You cannot reasonably complain about a film called ‘Plane’ being silly or trashy. That title, an act of almost heroically little effort, is telling you to expect the bare minimum. If they couldn’t be bothered to jazz the title up with so much as a kicky adjective or even an exclamation mark, how much effort do you think went into the script? If you buy your ticket thinking you’re going to see a dazzling new take on the genre, well, that’s on you.
Turns out, the horrible title is a minor masterstroke. Plane sets the bar of expectation low then glides cheerfully over it. It’s riddled with plot holes; populated by characters so sketchy that some – even lead ones – are barely more fleshed out at the end than they were at the beginning; and it all proceeds largely as you’d imagine. But it’s fun. Ridiculous, pacy, unselfconscious fun. It’s all focused on the audience’s entertainment. No indulgent emotional moments. No needlessly complicated plotting. Just efficient carnage. Ironically, it’s the sort of film that would be immensely enjoyable to watch on a plane, if it weren’t for all the crashing.
Brodie Torrance (Gerard Butler) is piloting a commercial flight from Singapore to Tokyo on New Year’s Eve. It’s almost empty – just 14 passengers and one extra, a convicted murderer (Mike Colter) being moved to a new prison. It should be an easy trip on Torrance’s way home to see his daughter, but the plane hits a storm, gets struck by lightning and crash lands on an island near the Philippines.

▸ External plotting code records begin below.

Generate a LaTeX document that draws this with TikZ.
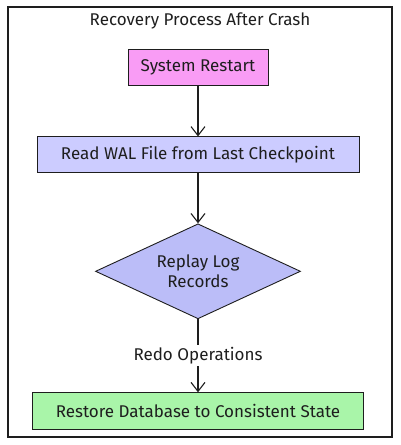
\documentclass[tikz,border=0pt]{standalone}
\usepackage{fontspec}
\setmainfont{Fira Sans}
\usetikzlibrary{positioning, shapes.geometric, arrows.meta}
\definecolor{inkgray}{HTML}{1E1E1E}
\definecolor{restartpink}{HTML}{F99CF5}
\definecolor{walblue}{HTML}{CCCCFF}
\definecolor{replayblue}{HTML}{BBBDF8}
\definecolor{restoregreen}{HTML}{A9F5A9}
\tikzset{
    node distance=50pt, % gap between two stages. Change if necessary.
    every node/.style={font=\fontsize{17}{20}\selectfont, text=inkgray},
    stage/.style={draw=inkgray, line width=0.9pt, minimum height=36pt}, % the boxes
    check/.style={diamond, aspect=2.2, draw=inkgray, line width=0.9pt, align=center,
        minimum width=205pt, minimum height=95pt, inner sep=0pt}, % the decision
    flow/.style={draw=inkgray, line width=1.1pt, -{Straight Barb[length=9pt, width=14pt]}}, % the arrows
}

\begin{document}
\begin{tikzpicture}[x=1pt, y=1pt]
            \useasboundingbox (0,0) rectangle (400,-445);
            \draw[inkgray, line width=1.1pt] (8,-7) rectangle (392,-437);

            \node (TITLE) at (200,-21) {Recovery Process After Crash};
            \node[stage, fill=restartpink, minimum width=140pt] (RESTART) at (198,-67) {System Restart};
            \node[stage, fill=walblue, minimum width=322pt, below=51pt of RESTART] (READWAL) {Read WAL File from Last Checkpoint};
            \node[check, fill=replayblue, below=50pt of READWAL] (REPLAY) {Replay Log\\Records};
            \node[stage, fill=restoregreen, minimum width=331pt, minimum height=37pt, below=73pt of REPLAY] (RESTORE) {Restore Database to Consistent State};

            \path (RESTART) edge[flow] (READWAL)
            (READWAL) edge[flow] (REPLAY)
            (REPLAY) edge[flow] node[fill=white, inner sep=2pt]{Redo Operations} (RESTORE);
\end{tikzpicture}
\end{document}
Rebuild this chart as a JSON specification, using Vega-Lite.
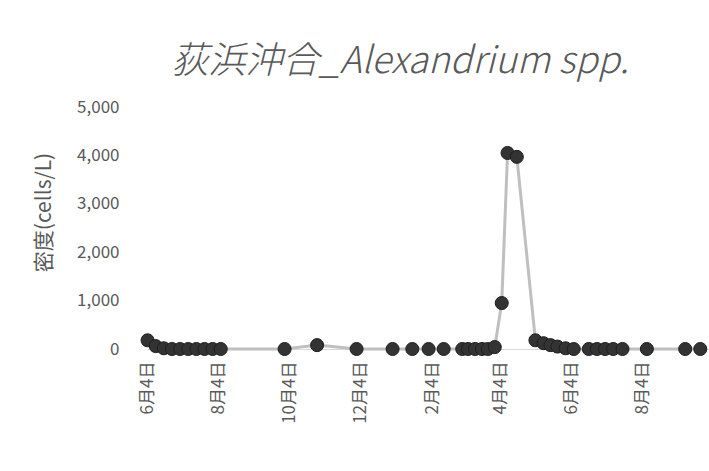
{
  "$schema": "https://vega.github.io/schema/vega-lite/v6.json",
  "width": 562,
  "height": 242,
  "autosize": {"type": "none"},
  "padding": {"left": 147, "top": 107, "right": 0, "bottom": 122},
  "background": "white",
  "config": {"view": {"stroke": null}, "font": "Noto Sans CJK JP"},
  "title": {
    "text": "荻浜沖合_Alexandrium spp.",
    "font": "Noto Sans CJK JP",
    "fontSize": 37,
    "fontStyle": "italic",
    "fontWeight": 300,
    "color": "#595959",
    "anchor": "middle",
    "frame": "group",
    "dx": -28,
    "offset": 17
  },
  "data": {
    "values": [
      {"date": "2020-06-04", "density": 180},
      {"date": "2020-06-11", "density": 60},
      {"date": "2020-06-18", "density": 15},
      {"date": "2020-06-25", "density": 0},
      {"date": "2020-07-02", "density": 0},
      {"date": "2020-07-09", "density": 0},
      {"date": "2020-07-16", "density": 0},
      {"date": "2020-07-23", "density": 0},
      {"date": "2020-07-30", "density": 0},
      {"date": "2020-08-06", "density": 0},
      {"date": "2020-09-30", "density": 0},
      {"date": "2020-10-28", "density": 80},
      {"date": "2020-12-01", "density": 0},
      {"date": "2021-01-01", "density": 0},
      {"date": "2021-01-18", "density": 0},
      {"date": "2021-02-01", "density": 0},
      {"date": "2021-02-14", "density": 0},
      {"date": "2021-03-02", "density": 0},
      {"date": "2021-03-07", "density": 0},
      {"date": "2021-03-13", "density": 0},
      {"date": "2021-03-19", "density": 0},
      {"date": "2021-03-24", "density": 0},
      {"date": "2021-03-30", "density": 40},
      {"date": "2021-04-05", "density": 950},
      {"date": "2021-04-10", "density": 4050},
      {"date": "2021-04-18", "density": 3970},
      {"date": "2021-05-04", "density": 180},
      {"date": "2021-05-11", "density": 120},
      {"date": "2021-05-17", "density": 80},
      {"date": "2021-05-23", "density": 50},
      {"date": "2021-05-30", "density": 15},
      {"date": "2021-06-06", "density": 0},
      {"date": "2021-06-19", "density": 0},
      {"date": "2021-06-26", "density": 0},
      {"date": "2021-07-03", "density": 0},
      {"date": "2021-07-10", "density": 0},
      {"date": "2021-07-18", "density": 0},
      {"date": "2021-08-08", "density": 0},
      {"date": "2021-09-10", "density": 0},
      {"date": "2021-09-23", "density": 0}
    ]
  },
  "encoding": {
    "x": {
      "field": "date",
      "type": "temporal",
      "scale": {
        "type": "utc",
        "domain": [
          {"year": 2020, "month": 6, "date": 3, "hours": 12, "utc": true},
          {"year": 2021, "month": 9, "date": 30, "hours": 12, "utc": true}
        ]
      },
      "axis": {
        "values": [
          {"year": 2020, "month": 6, "date": 4, "utc": true},
          {"year": 2020, "month": 8, "date": 4, "utc": true},
          {"year": 2020, "month": 10, "date": 4, "utc": true},
          {"year": 2020, "month": 12, "date": 4, "utc": true},
          {"year": 2021, "month": 2, "date": 4, "utc": true},
          {"year": 2021, "month": 4, "date": 4, "utc": true},
          {"year": 2021, "month": 6, "date": 4, "utc": true},
          {"year": 2021, "month": 8, "date": 4, "utc": true}
        ],
        "labelExpr": "(utcmonth(datum.value) + 1) + '月' + utcdate(datum.value) + '日'",
        "labelAngle": -90,
        "labelFont": "Noto Sans CJK JP",
        "labelFontSize": 17,
        "labelColor": "#595959",
        "labelPadding": 12,
        "ticks": false,
        "tickSize": 0,
        "grid": false,
        "domain": true,
        "domainColor": "#d9d9d9",
        "domainWidth": 1,
        "title": null
      }
    },
    "y": {
      "field": "density",
      "type": "quantitative",
      "scale": {"domain": [0, 5000], "nice": false},
      "axis": {
        "values": [0, 1000, 2000, 3000, 4000, 5000],
        "labelExpr": "datum.value >= 1000 ? floor(datum.value / 1000) + ',000' : '' + datum.value",
        "domain": false,
        "ticks": false,
        "tickSize": 0,
        "grid": false,
        "labelFont": "Noto Sans CJK JP",
        "labelFontSize": 17,
        "labelColor": "#595959",
        "labelPadding": 28,
        "title": "密度(cells/L)",
        "titleFont": "Noto Sans CJK JP",
        "titleFontSize": 21,
        "titleFontWeight": "normal",
        "titleColor": "#595959",
        "titlePadding": 22,
        "titleY": 105
      }
    }
  },
  "layer": [
    {"mark": {"type": "line", "color": "#bfbfbf", "strokeWidth": 3}},
    {"mark": {"type": "point", "filled": true, "size": 170, "fill": "#333333", "stroke": "#1f1f1f", "strokeWidth": 1, "opacity": 1}}
  ]
}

Most survive, but the crash was the easy bit. The island is run by a violent gang that thinks nothing of holding foreigners to ransom, or just killing them if they fancy it.
This is just the kind of tosh you want it to be
As you’ve likely guessed, Torrance and the convict, Louis Gaspare, reluctantly team up to save the passengers and form an unlikely bond. Gaspare is barely written, but he has a military background and knows how to use every conceivable weapon, and that’s enough. His role is to kill bad guys and give Torrance someone to be brawny with. Colter does it well.
Butler again demonstrates that he’s probably the most fun of the current pantheon of elder action stars. Less self-serious than Liam Neeson, less winking than Jason Statham, he gives his grizzled all to whatever nonsense he finds himself in. As Torrance, he takes his punches with conviction and delivers his kiss-off lines without embarrassment.
This is just the kind of tosh you want it to be. Brisk, easy, brutish. It has explosions, punch-ups, shoot-outs and more than one bit where someone gets smacked in the face with a big hammer. How much more could you reasonably ask? It’s a blast. Or to put it with the same descriptive eloquence as the title: Plane good.
In US theaters now. In UK and Australian cinemas Jan 27.